Die Bundesanwaltschaft hat inzwischen bestätigt, dass sie die Tat als rechtsextremistisch und antisemitisch motiviert ansieht – ebenso, dass es sich bei dem mutmaßlichen Täter um Stephan B. handelt. Das zeigt sich auch in dem selbst gefilmten Video des Täters, sowie in dem "Manifest". Im Video sagt der Täter unter anderem: "Ich glaube, der Holocaust ist nie passiert." Er hetzt gegen Feminismus und Migration. "Und die Wurzel all dieser Probleme ist der Jude." Das deckt sich mit seinem "Manifest", in dem er als ein Ziel ausgibt, "so viele Anti-Weiße wie möglich zu töten, vorzugsweise Juden". Stephan B. war den Behörden ersten Informationen zufolge bisher nicht als Teil der rechtsextremen Szene in Sachsen-Anhalt aufgefallen.
Was wir nicht wissen:
- Der Großteil der Informationen zu Tatablauf, Flucht und Tatverdächtigem ist von der Polizei bislang nicht offiziell bestätigt.

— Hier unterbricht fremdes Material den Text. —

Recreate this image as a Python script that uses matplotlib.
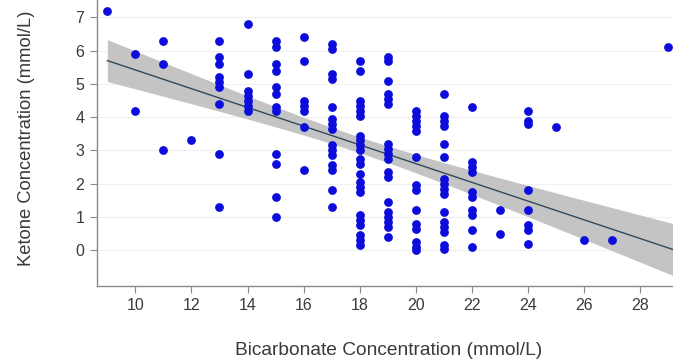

- Ob der Täter Helfer oder Unterstützer hatte, ist bislang nicht bekannt. Ebenso ist unklar, wie er zu seinen Waffen kam. Video und "Manifest" deuten darauf hin, dass er sie im Wesentlichen selbst hergestellt haben könnte.
- Wie Stephan B. zu einem Antisemiten und Rechtsextremisten wurde, ist ebenfalls bislang unklar. Video und "Manifest" deuten zumindest darauf hin, dass er sich offenbar in diversen Foren im Internet bewegte.
- Die genaue Zahl der Opfer ist nicht bekannt, ebenso wie die Identität der zwei Getöteten und der Verletzten.
- Die Polizisten durchsuchten in Landsberg mehrere Häuser. Was sie dort suchten, ist unbekannt.